Treasury bonds have understandably beaten equities this year, when the financial sector has been in crisis and the economy headed towards recession. The government bond-market always performs well at times of crisis. But the last 25 years have been, by and large, a pretty good time for global economies, marked by the “great moderation” in inflation and growth.
But the last quarter century has been positive for all asset classes, with government debt, corporate bonds and Treasuries all returning an average of around 10% a year in nominal terms. So why have Treasuries done so well in relative terms? The explanation, as Jim Reid of Deutsche Bank explains, lies in reversion to the mean.
Asset classes can go through long periods when they underperform, leaving them cheap and ripe for revaluation. That happened to Treasury bonds, which suffered four consecutive decades of negative real returns from the 1940s through the 1970s. At that point, Paul Volcker, then the Federal Reserve chairman and now an advisor to President-elect Barack Obama, successfully brought down inflation, allowing investors to lock in double-digit Treasury yields. It was one of the great historical buying opportunities.
Such a period is extremely unusual. Since 1900, the average annual return from Treasuries has been 4.6%, or 1.5% after allowing for inflation. In contrast, American equities have delivered 9.3%, or 6% in real terms.

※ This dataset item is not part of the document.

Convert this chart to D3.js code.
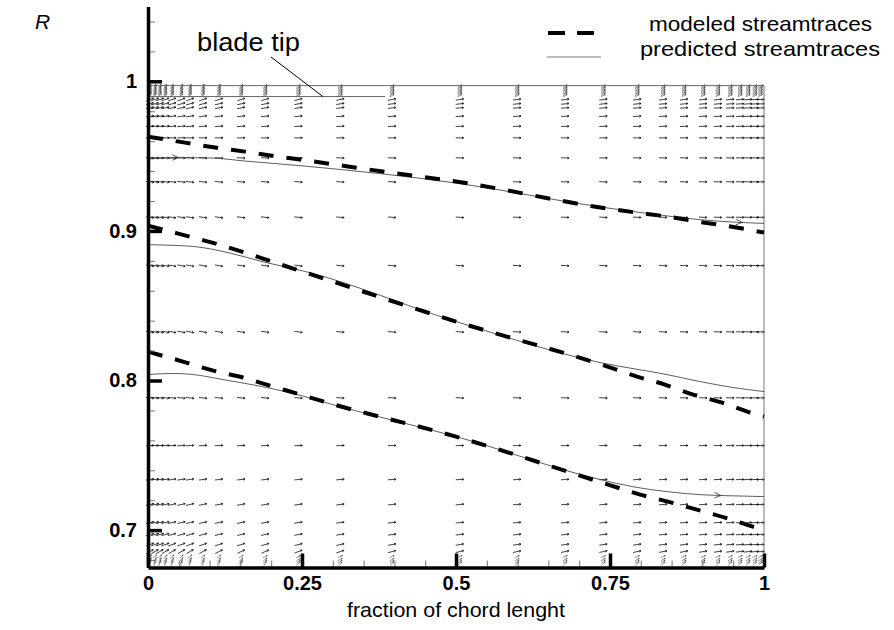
<!DOCTYPE html>
<html>
<head>
<meta charset="utf-8">
<script src="https://cdn.jsdelivr.net/npm/d3@7"></script>
<style>
  body { margin: 0; background: #fff; }
  svg { font-family: "Liberation Sans", Arial, sans-serif; }
</style>
</head>
<body>
<div id="graph"></div>
<script>
// Streamlines: [fraction of chord, R]
const modeled1 = [[0, 0.963], [0.06, 0.959], [0.109, 0.9557], [0.157, 0.953], [0.201, 0.9503], [0.247, 0.9477], [0.393, 0.939], [0.5, 0.933], [0.745, 0.915], [0.794, 0.9122], [0.843, 0.9096], [0.891, 0.9063], [0.937, 0.9035], [1, 0.8989]]
const modeled2 = [[0, 0.9035], [0.049, 0.8982], [0.104, 0.8922], [0.157, 0.8855], [0.201, 0.8795], [0.25, 0.8729], [0.5, 0.8394], [0.746, 0.8093], [0.794, 0.8026], [0.839, 0.7973], [0.885, 0.7906], [0.932, 0.7852], [0.977, 0.7786], [1, 0.7759]]
const modeled3 = [[0, 0.8193], [0.062, 0.812], [0.106, 0.8066], [0.154, 0.802], [0.198, 0.7966], [0.247, 0.7906], [0.291, 0.7852], [0.5, 0.7625], [0.747, 0.7304], [0.799, 0.7237], [0.844, 0.719], [0.891, 0.7137], [0.937, 0.7083], [0.982, 0.7023], [1, 0.7003]]

const predicted1 = [[0, 0.948], [0.049, 0.949], [0.104, 0.9487], [0.157, 0.9467], [0.255, 0.9433], [0.5, 0.932], [0.734, 0.916], [0.843, 0.91], [0.896, 0.9075], [0.97, 0.9055], [1, 0.905]]
const predicted2 = [[0, 0.8908], [0.049, 0.8902], [0.076, 0.8895], [0.13, 0.8855], [0.185, 0.8795], [0.255, 0.8729], [0.5, 0.8394], [0.734, 0.812], [0.843, 0.8039], [0.896, 0.7993], [0.95, 0.7953], [1, 0.7926]]
const predicted3 = [[0, 0.804], [0.041, 0.8047], [0.073, 0.804], [0.122, 0.8006], [0.177, 0.7966], [0.23, 0.7919], [0.312, 0.7825], [0.5, 0.7625], [0.734, 0.7338], [0.787, 0.729], [0.843, 0.7257], [0.896, 0.7237], [0.94, 0.723], [1, 0.7224]]

// arrowheads on the predicted streamtraces: [line index, fraction of chord]
const streamArrows = [[0, 0.05], [0, 0.965], [2, 0.93]]

// Vector field grid (columns = chord fraction, rows = R)
const vecCols = [0.003, 0.011, 0.019, 0.028, 0.039, 0.054, 0.068, 0.089, 0.115, 0.151, 0.19, 0.244, 0.312, 0.396, 0.506, 0.599, 0.677, 0.739, 0.794, 0.836, 0.87, 0.901, 0.925, 0.945, 0.961, 0.974, 0.985, 0.994]
const colWeight = [1, 1, 1, 1, 1, 1, 1, 0.95, 0.9, 0.85, 0.8, 0.7, 0.6, 0.5, 0.45, 0.4, 0.4, 0.4, 0.4, 0.35, 0.35, 0.3, 0.3, 0.25, 0.2, 0.2, 0.15, 0.1]
const vecRows = [0.9967, 0.9958, 0.9949, 0.994, 0.9931, 0.9922, 0.9913, 0.9904, 0.9878, 0.9849, 0.9822, 0.9766, 0.9699, 0.9622, 0.9488, 0.9328, 0.9091, 0.8768, 0.8325, 0.7884, 0.7565, 0.7338, 0.7171, 0.705, 0.697, 0.6903, 0.6856, 0.6823, 0.6803, 0.6789, 0.6776]
const rowAngle = [60, 50, 60, 50, 60, 50, 60, 50, 20, 15, 12, 8, 5, 0, -3, -6, -8, -10, -10, -6, 3, 8, 12, 12, 15, 20, 30, 40, 50, 60, 70]

// Axes ticks
const xMajor = [0, 0.25, 0.5, 0.75, 1]
const xMinor = [0.05, 0.1, 0.15, 0.2, 0.3, 0.35, 0.4, 0.45, 0.55, 0.6, 0.65, 0.7, 0.8, 0.85, 0.9, 0.95]
const yMajor = [0.7, 0.8, 0.9, 1]
const yMinor = [0.68, 0.72, 0.74, 0.76, 0.78, 0.82, 0.84, 0.86, 0.88, 0.92, 0.94, 0.96, 0.98, 1.02, 1.04]

const bladeTip = 0.9971
const bladeLine = { r: 0.9898, to: 0.385 }

const width = 894, height = 630

const svg = d3.select('#graph')
  .append('svg')
  .attr('width', width)
  .attr('height', height)

const x = d3.scaleLinear().domain([0, 1]).range([148, 764])
const y = d3.scaleLinear().domain([0.675, 1.05]).range([567.5, 6.5])

// vector field
const vf = svg.append('g').attr('stroke', '#111').attr('fill', 'none')
vecRows.forEach(function (r, i) {
  const cluster = i < 8 || i > 26
  const L = cluster ? 5 : 8
  vecCols.forEach(function (c, j) {
    const a = rowAngle[i] * (cluster ? Math.max(colWeight[j], 0.6) : colWeight[j]) * Math.PI / 180
    const cx = x(c), cy = y(r)
    const dx = Math.cos(a) * L / 2, dy = -Math.sin(a) * L / 2
    const x0 = cx - dx, y0 = cy - dy, x1 = cx + dx, y1 = cy + dy
    const h = cluster ? 1.3 : 2
    const b1 = a + Math.PI - 0.5, b2 = a + Math.PI + 0.5
    vf.append('path')
      .attr('stroke-width', cluster ? 0.45 : 0.8)
      .attr('d', `M${x0},${y0}L${x1},${y1}M${x1 + Math.cos(b1) * h},${y1 - Math.sin(b1) * h}L${x1},${y1}L${x1 + Math.cos(b2) * h},${y1 - Math.sin(b2) * h}`)
  })
})

// blade tip lines and right border
svg.append('line')
  .attr('x1', x(0)).attr('x2', x(1))
  .attr('y1', y(bladeTip)).attr('y2', y(bladeTip))
  .attr('stroke', '#666').attr('stroke-width', 1)
svg.append('line')
  .attr('x1', x(0)).attr('x2', x(bladeLine.to))
  .attr('y1', y(bladeLine.r)).attr('y2', y(bladeLine.r))
  .attr('stroke', '#666').attr('stroke-width', 1)
svg.append('line')
  .attr('x1', x(1)).attr('x2', x(1))
  .attr('y1', y(bladeTip)).attr('y2', y.range()[0])
  .attr('stroke', '#777').attr('stroke-width', 1)

// streamtraces
const line = d3.line()
  .x(function (d) { return x(d[0]) })
  .y(function (d) { return y(d[1]) })
  .curve(d3.curveMonotoneX)

const predicted = [predicted1, predicted2, predicted3]
predicted.forEach(function (p) {
  svg.append('path')
    .datum(p)
    .attr('fill', 'none')
    .attr('stroke', '#333')
    .attr('stroke-width', 0.8)
    .attr('d', line)
})

function pointAt(data, f) {
  for (let i = 1; i < data.length; i++) {
    if (f <= data[i][0]) {
      const t = (f - data[i - 1][0]) / (data[i][0] - data[i - 1][0])
      const r = data[i - 1][1] + t * (data[i][1] - data[i - 1][1])
      const ang = Math.atan2(y(data[i][1]) - y(data[i - 1][1]), x(data[i][0]) - x(data[i - 1][0]))
      return [x(f), y(r), ang]
    }
  }
}

streamArrows.forEach(function (s) {
  const [px, py, ang] = pointAt(predicted[s[0]], s[1])
  const h = 7
  svg.append('path')
    .attr('fill', 'none')
    .attr('stroke', '#333')
    .attr('stroke-width', 0.8)
    .attr('d', `M${px + Math.cos(ang + Math.PI - 0.4) * h},${py + Math.sin(ang + Math.PI - 0.4) * h}L${px},${py}L${px + Math.cos(ang + Math.PI + 0.4) * h},${py + Math.sin(ang + Math.PI + 0.4) * h}`)
})

;[modeled1, modeled2, modeled3].forEach(function (m) {
  svg.append('path')
    .datum(m)
    .attr('fill', 'none')
    .attr('stroke', '#000')
    .attr('stroke-width', 4)
    .attr('stroke-dasharray', '15,13')
    .attr('d', line)
})

// axes
const yAxisMinor = d3.axisLeft(y).tickValues(yMinor).tickSize(-7).tickFormat('').tickSizeOuter(0)
svg.append('g').attr('transform', `translate(${x(0)},0)`).call(yAxisMinor)
  .call(g => g.select('.domain').remove())
  .selectAll('line').attr('stroke', '#777').attr('stroke-width', 1)

const xAxisMinor = d3.axisBottom(x).tickValues(xMinor).tickSize(-7).tickFormat('').tickSizeOuter(0)
svg.append('g').attr('transform', `translate(0,${y(0.675)})`).call(xAxisMinor)
  .call(g => g.select('.domain').remove())
  .selectAll('line').attr('stroke', '#777').attr('stroke-width', 1)

const yAxis = d3.axisLeft(y).tickValues(yMajor).tickSize(-14).tickPadding(11).tickSizeOuter(0)
  .tickFormat(d3.format('~g'))
const gy = svg.append('g').attr('transform', `translate(${x(0)},0)`).call(yAxis)
gy.select('.domain').attr('stroke', '#000').attr('stroke-width', 3.5)
gy.selectAll('.tick line').attr('stroke', '#000').attr('stroke-width', 3.5)
gy.selectAll('.tick text').attr('font-size', 20).attr('font-weight', 'bold')
  .attr('font-family', '"Liberation Sans", Arial, sans-serif').attr('fill', '#000')

const xAxis = d3.axisBottom(x).tickValues(xMajor).tickSize(-14).tickPadding(8).tickSizeOuter(0)
  .tickFormat(d3.format('~g'))
const gx = svg.append('g').attr('transform', `translate(0,${y(0.675)})`).call(xAxis)
gx.select('.domain').attr('stroke', '#000').attr('stroke-width', 3.5)
gx.selectAll('.tick line').attr('stroke', '#000').attr('stroke-width', 3.5)
gx.selectAll('.tick text').attr('font-size', 20).attr('font-weight', 'bold')
  .attr('font-family', '"Liberation Sans", Arial, sans-serif').attr('fill', '#000')

// axis labels
svg.append('text')
  .attr('x', (x(0) + x(1)) / 2)
  .attr('y', 617)
  .attr('text-anchor', 'middle')
  .attr('font-size', 21)
  .attr('textLength', 218).attr('lengthAdjust', 'spacingAndGlyphs')
  .text('fraction of chord lenght')

svg.append('text')
  .attr('x', 35)
  .attr('y', 29)
  .attr('font-size', 21)
  .attr('font-style', 'italic')
  .text('R')

// blade tip annotation
svg.append('text')
  .attr('x', 197)
  .attr('y', 51)
  .attr('font-size', 25)
  .attr('textLength', 103).attr('lengthAdjust', 'spacingAndGlyphs')
  .text('blade tip')
svg.append('line')
  .attr('x1', 271).attr('y1', 57)
  .attr('x2', x(0.284)).attr('y2', y(bladeLine.r))
  .attr('stroke', '#000').attr('stroke-width', 1)

// legend
const legend = svg.append('g')
legend.append('line')
  .attr('x1', 548).attr('x2', 594).attr('y1', 33).attr('y2', 33)
  .attr('stroke', '#000').attr('stroke-width', 4).attr('stroke-dasharray', '17,12')
legend.append('line')
  .attr('x1', 547).attr('x2', 601).attr('y1', 57).attr('y2', 57)
  .attr('stroke', '#555').attr('stroke-width', 0.8)
legend.append('text')
  .attr('x', 649).attr('y', 31)
  .attr('font-size', 21)
  .attr('textLength', 223).attr('lengthAdjust', 'spacingAndGlyphs')
  .text('modeled streamtraces')
legend.append('text')
  .attr('x', 640).attr('y', 56)
  .attr('font-size', 21)
  .attr('textLength', 240).attr('lengthAdjust', 'spacingAndGlyphs')
  .text('predicted streamtraces')
</script>
</body>
</html>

The current poor performance of stockmarkets reflects, of course, a reversion to the mean after the excesses seen during the dotcom bubble, when the rolling 25-year annual return of US equities reached a remarkable 16%. On a 10-year basis, the return from equities has now slumped to minus 3.5% in real terms.
So we may be getting to the stage when reversion to the mean starts working against Treasuries and in favour of equities and corporate debt. For example, Mr Reid calculates that the likely nominal return from American equities over the next 10 years will be 10.6%, more than a percentage point above the historical average. Corporate bonds could earn 9.3%, almost four percentage points above their historical return. In contrast, unless the economy slumps into deflation, Treasuries look likely to provide low or negative returns in real terms.
There are two important caveats. First, this kind of analysis is no use at all in predicting short-term movements. Second, markets spend very little of the time at fair value (on Mr Reid’s calculations), tending to veer wildly from one extreme to another. All three asset classes might still be overvalued; after all, the figures show returns over the last quarter century have been well above average.
Postscript: A couple of months ago, this column featured the stockmarket indicator for the presidential election. If the market rose in September and October, then the incumbent party is usually re-elected; if the market falls, the opposition triumphs. This year, the theory was provided right again with the bears ushering in President-elect Obama.